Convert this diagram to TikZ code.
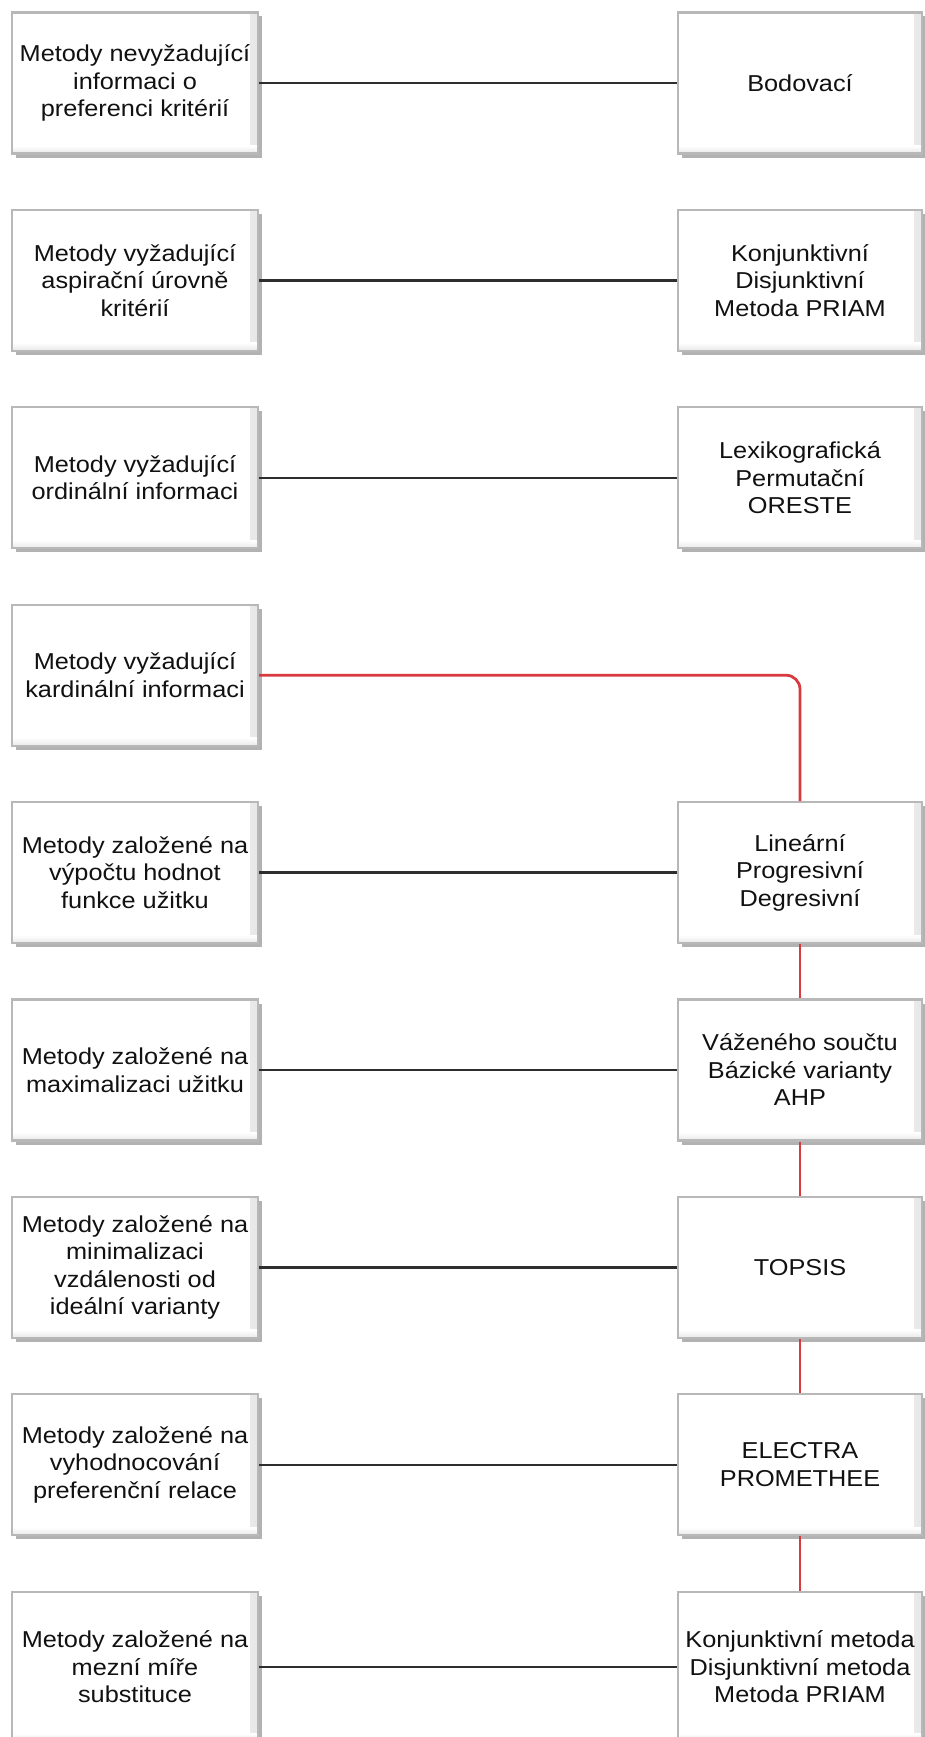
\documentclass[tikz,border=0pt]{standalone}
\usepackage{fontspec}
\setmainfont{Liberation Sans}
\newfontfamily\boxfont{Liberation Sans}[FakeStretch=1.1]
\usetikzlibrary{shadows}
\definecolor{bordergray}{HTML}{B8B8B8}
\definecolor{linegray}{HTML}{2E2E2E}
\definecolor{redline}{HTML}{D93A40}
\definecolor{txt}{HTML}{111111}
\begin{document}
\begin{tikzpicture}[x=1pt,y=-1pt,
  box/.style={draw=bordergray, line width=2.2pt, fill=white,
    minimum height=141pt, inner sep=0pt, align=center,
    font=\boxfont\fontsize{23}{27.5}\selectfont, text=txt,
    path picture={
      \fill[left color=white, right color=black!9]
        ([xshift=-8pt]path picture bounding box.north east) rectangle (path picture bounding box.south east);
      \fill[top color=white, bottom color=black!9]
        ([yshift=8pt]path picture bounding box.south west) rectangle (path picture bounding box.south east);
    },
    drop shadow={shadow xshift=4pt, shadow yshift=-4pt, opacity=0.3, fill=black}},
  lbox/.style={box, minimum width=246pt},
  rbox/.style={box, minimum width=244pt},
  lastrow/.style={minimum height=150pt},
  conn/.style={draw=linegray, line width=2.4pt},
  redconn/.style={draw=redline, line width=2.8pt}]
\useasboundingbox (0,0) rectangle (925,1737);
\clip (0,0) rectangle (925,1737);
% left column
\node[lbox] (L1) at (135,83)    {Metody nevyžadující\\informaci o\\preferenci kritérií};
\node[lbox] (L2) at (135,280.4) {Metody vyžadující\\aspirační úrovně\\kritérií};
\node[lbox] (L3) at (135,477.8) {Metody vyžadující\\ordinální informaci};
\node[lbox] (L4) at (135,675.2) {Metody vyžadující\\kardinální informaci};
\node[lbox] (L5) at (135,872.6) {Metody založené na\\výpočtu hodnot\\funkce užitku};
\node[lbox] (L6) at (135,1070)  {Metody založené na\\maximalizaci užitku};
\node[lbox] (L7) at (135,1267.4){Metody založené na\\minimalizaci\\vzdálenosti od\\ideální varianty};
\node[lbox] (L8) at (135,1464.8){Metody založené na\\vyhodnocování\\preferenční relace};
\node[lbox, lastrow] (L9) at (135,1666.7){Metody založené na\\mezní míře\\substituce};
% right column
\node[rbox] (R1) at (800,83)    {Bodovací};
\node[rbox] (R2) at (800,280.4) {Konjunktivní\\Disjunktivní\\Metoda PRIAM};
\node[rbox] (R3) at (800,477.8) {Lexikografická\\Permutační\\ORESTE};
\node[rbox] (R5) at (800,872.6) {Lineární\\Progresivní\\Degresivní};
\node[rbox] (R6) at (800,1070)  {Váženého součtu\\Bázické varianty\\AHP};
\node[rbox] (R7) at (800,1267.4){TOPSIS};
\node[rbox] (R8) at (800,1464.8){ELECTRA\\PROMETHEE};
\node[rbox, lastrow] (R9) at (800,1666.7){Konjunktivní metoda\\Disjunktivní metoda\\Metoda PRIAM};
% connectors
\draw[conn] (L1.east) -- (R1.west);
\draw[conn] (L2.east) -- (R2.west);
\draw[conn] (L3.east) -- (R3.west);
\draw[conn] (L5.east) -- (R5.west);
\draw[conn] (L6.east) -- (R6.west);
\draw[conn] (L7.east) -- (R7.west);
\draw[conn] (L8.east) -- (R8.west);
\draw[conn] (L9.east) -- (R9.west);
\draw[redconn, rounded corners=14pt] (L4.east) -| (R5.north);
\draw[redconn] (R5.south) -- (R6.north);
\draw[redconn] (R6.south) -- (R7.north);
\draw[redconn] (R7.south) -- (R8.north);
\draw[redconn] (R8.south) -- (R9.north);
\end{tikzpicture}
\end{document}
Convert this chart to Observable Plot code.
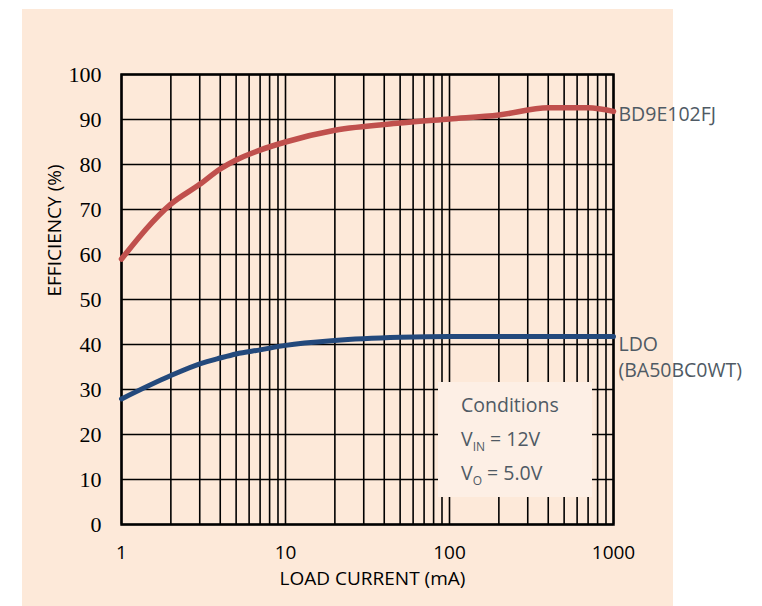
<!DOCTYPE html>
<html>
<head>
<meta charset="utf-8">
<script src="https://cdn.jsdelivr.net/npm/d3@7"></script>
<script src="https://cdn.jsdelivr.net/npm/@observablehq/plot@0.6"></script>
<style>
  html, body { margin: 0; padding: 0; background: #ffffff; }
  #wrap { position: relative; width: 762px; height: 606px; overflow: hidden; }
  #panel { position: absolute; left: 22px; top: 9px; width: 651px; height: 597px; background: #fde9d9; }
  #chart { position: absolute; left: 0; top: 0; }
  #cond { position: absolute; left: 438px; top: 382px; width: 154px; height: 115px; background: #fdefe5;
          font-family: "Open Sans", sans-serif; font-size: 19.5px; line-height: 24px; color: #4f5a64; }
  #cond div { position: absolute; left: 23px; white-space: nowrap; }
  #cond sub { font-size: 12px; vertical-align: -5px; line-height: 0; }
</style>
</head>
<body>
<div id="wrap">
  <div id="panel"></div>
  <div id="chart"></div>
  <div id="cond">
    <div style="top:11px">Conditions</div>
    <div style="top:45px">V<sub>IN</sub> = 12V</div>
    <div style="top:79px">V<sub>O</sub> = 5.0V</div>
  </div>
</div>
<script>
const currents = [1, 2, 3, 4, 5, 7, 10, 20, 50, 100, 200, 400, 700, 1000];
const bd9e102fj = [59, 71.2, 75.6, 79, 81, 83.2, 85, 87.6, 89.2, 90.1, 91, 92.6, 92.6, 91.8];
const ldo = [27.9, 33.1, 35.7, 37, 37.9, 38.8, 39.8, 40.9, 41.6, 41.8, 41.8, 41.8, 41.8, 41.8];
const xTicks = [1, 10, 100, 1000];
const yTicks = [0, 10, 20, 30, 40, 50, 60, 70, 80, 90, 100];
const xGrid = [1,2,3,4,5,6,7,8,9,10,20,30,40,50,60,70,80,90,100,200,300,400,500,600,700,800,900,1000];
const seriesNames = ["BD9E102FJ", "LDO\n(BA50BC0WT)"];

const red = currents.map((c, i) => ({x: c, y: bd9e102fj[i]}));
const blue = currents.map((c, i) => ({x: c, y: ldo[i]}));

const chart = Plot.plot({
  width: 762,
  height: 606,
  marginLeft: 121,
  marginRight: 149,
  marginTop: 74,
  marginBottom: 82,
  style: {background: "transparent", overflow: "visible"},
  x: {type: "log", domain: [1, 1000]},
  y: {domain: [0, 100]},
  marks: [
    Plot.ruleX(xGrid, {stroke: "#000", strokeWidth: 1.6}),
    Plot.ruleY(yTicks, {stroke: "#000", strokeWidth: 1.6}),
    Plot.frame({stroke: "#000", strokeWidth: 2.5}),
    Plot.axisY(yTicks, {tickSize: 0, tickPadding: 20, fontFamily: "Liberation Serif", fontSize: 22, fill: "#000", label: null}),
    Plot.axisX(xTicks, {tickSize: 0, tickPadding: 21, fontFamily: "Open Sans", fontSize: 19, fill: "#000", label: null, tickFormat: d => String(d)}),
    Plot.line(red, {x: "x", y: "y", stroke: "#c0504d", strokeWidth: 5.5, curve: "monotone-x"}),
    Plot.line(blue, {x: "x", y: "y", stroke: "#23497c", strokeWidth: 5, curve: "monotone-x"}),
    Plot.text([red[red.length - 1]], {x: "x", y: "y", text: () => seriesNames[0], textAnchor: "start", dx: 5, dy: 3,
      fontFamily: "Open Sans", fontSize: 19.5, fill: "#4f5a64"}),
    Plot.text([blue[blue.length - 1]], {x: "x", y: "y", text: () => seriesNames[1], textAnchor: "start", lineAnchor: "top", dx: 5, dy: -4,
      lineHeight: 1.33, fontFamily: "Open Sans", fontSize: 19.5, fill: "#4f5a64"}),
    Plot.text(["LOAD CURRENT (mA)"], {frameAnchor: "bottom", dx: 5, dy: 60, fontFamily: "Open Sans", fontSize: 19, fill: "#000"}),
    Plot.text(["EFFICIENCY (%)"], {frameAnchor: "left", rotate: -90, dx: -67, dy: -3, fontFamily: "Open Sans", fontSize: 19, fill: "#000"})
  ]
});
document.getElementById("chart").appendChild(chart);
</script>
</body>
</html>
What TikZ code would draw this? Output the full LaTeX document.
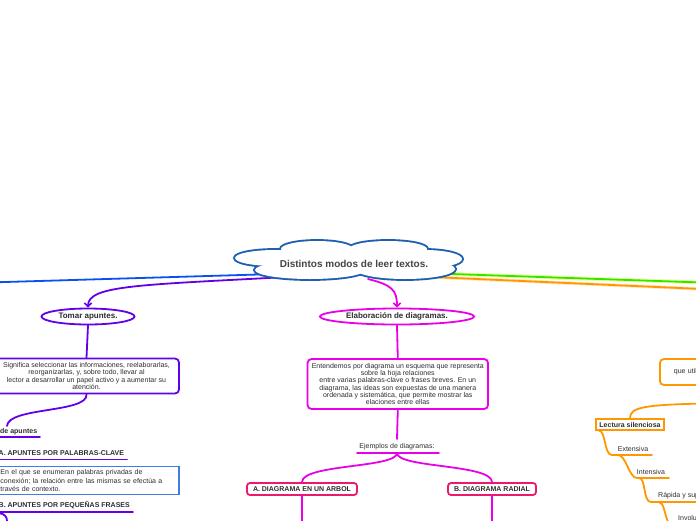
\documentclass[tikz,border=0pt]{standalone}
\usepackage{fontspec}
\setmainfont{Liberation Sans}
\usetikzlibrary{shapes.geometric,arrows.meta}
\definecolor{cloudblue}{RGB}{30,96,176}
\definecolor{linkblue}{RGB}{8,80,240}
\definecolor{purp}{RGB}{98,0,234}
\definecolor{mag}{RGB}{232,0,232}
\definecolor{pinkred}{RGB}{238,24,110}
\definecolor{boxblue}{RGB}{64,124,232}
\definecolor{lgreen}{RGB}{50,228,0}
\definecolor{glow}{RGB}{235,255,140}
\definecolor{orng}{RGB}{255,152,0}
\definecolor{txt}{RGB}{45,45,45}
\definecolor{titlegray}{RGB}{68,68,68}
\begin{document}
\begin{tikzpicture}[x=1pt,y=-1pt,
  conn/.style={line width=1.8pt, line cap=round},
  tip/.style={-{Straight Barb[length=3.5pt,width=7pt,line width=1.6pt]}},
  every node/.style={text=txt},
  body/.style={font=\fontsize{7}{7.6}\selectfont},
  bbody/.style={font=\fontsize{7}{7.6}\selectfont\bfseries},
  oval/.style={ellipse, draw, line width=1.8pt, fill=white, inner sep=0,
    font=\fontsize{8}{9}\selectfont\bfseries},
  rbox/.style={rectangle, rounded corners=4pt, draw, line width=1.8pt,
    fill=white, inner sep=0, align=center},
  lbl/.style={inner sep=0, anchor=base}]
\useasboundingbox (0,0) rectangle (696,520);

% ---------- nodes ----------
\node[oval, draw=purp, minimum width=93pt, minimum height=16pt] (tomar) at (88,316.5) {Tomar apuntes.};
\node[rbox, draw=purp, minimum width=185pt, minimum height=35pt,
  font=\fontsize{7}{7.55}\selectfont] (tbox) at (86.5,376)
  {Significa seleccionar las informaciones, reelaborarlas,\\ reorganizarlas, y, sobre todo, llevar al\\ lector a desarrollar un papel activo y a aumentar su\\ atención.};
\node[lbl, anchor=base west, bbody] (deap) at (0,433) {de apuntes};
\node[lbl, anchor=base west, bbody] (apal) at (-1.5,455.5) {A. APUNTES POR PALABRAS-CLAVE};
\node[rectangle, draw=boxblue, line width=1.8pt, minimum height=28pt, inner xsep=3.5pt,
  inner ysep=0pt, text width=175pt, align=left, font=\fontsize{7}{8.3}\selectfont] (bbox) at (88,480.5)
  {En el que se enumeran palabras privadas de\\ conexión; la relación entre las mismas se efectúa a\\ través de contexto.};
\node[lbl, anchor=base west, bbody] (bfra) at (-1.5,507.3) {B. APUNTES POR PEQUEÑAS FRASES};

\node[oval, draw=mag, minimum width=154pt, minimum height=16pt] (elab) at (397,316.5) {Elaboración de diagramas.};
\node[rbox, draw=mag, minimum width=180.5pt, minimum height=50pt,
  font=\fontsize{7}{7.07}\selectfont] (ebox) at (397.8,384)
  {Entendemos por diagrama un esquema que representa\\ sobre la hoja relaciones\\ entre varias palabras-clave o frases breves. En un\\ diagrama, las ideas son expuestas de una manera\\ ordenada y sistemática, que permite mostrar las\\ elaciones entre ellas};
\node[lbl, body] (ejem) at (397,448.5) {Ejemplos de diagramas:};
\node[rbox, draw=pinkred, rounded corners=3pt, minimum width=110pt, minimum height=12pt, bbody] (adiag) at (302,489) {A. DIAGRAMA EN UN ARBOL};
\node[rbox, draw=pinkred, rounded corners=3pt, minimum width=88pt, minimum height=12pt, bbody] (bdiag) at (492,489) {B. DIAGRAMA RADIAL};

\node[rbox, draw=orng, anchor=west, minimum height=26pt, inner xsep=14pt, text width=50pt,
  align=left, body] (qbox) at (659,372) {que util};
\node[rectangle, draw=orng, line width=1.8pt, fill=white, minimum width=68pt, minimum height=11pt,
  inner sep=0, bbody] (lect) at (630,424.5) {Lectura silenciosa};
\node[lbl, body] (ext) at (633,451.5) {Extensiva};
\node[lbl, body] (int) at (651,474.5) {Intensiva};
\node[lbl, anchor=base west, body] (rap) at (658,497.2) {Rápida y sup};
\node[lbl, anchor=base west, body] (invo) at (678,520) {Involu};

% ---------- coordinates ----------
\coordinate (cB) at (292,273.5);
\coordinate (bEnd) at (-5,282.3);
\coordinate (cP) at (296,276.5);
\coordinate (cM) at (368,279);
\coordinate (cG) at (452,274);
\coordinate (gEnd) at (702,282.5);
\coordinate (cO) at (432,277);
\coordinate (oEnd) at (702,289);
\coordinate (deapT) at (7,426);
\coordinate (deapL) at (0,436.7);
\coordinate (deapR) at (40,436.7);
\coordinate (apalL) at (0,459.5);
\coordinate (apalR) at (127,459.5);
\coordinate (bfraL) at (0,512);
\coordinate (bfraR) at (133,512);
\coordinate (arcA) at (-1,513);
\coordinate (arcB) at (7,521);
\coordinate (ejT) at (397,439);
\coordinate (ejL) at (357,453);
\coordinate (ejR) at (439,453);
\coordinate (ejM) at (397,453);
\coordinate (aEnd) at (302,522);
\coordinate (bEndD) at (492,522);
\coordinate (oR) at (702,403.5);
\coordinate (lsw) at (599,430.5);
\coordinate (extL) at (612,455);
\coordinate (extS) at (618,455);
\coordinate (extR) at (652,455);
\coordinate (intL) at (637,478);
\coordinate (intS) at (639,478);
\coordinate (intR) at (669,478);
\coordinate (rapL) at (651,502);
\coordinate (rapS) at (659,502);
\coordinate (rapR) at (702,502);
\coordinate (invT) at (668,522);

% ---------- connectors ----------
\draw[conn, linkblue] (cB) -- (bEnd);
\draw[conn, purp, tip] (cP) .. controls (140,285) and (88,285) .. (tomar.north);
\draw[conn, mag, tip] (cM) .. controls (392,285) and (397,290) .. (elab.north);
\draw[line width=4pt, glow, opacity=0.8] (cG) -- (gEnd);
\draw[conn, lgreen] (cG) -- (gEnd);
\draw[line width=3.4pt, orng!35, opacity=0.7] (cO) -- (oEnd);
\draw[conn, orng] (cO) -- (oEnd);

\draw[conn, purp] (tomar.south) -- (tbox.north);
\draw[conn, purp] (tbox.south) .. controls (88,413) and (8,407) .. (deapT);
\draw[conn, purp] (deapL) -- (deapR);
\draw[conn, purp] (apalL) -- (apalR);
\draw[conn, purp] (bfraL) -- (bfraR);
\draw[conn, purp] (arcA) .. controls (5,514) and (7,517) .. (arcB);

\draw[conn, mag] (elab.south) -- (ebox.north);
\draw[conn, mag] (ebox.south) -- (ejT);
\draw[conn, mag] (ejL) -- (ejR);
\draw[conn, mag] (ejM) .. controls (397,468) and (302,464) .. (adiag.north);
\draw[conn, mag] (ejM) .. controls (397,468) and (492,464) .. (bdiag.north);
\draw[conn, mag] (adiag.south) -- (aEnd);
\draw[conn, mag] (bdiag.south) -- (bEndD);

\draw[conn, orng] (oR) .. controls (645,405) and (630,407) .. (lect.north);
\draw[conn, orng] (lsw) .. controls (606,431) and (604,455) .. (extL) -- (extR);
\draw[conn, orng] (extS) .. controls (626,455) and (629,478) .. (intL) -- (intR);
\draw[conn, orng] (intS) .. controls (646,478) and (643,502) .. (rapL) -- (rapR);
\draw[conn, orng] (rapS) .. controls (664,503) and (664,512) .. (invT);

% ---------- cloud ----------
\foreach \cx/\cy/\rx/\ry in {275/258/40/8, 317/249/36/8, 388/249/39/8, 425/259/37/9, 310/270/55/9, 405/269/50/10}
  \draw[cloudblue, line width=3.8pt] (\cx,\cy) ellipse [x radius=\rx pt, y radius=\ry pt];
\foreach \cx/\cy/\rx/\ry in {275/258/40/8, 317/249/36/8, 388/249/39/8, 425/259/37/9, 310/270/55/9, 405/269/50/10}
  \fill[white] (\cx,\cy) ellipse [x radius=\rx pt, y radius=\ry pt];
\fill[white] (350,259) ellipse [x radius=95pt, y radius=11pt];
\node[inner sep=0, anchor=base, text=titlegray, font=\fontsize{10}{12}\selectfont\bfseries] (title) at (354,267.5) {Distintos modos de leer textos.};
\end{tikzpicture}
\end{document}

════════════════════

* _Written instruction_
Without the pictures, write out exactly the lines from the one that has "Convert this chart to Observable Plot code." down to the one that has "const blue = currents.map((c, i)", both included.

* _Result_
Convert this chart to Observable Plot code.
<!DOCTYPE html>
<html>
<head>
<meta charset="utf-8">
<script src="https://cdn.jsdelivr.net/npm/d3@7"></script>
<script src="https://cdn.jsdelivr.net/npm/@observablehq/plot@0.6"></script>
<style>
  html, body { margin: 0; padding: 0; background: #ffffff; }
  #wrap { position: relative; width: 762px; height: 606px; overflow: hidden; }
  #panel { position: absolute; left: 22px; top: 9px; width: 651px; height: 597px; background: #fde9d9; }
  #chart { position: absolute; left: 0; top: 0; }
  #cond { position: absolute; left: 438px; top: 382px; width: 154px; height: 115px; background: #fdefe5;
          font-family: "Open Sans", sans-serif; font-size: 19.5px; line-height: 24px; color: #4f5a64; }
  #cond div { position: absolute; left: 23px; white-space: nowrap; }
  #cond sub { font-size: 12px; vertical-align: -5px; line-height: 0; }
</style>
</head>
<body>
<div id="wrap">
  <div id="panel"></div>
  <div id="chart"></div>
  <div id="cond">
    <div style="top:11px">Conditions</div>
    <div style="top:45px">V<sub>IN</sub> = 12V</div>
    <div style="top:79px">V<sub>O</sub> = 5.0V</div>
  </div>
</div>
<script>
const currents = [1, 2, 3, 4, 5, 7, 10, 20, 50, 100, 200, 400, 700, 1000];
const bd9e102fj = [59, 71.2, 75.6, 79, 81, 83.2, 85, 87.6, 89.2, 90.1, 91, 92.6, 92.6, 91.8];
const ldo = [27.9, 33.1, 35.7, 37, 37.9, 38.8, 39.8, 40.9, 41.6, 41.8, 41.8, 41.8, 41.8, 41.8];
const xTicks = [1, 10, 100, 1000];
const yTicks = [0, 10, 20, 30, 40, 50, 60, 70, 80, 90, 100];
const xGrid = [1,2,3,4,5,6,7,8,9,10,20,30,40,50,60,70,80,90,100,200,300,400,500,600,700,800,900,1000];
const seriesNames = ["BD9E102FJ", "LDO\n(BA50BC0WT)"];

const red = currents.map((c, i) => ({x: c, y: bd9e102fj[i]}));
const blue = currents.map((c, i) => ({x: c, y: ldo[i]}));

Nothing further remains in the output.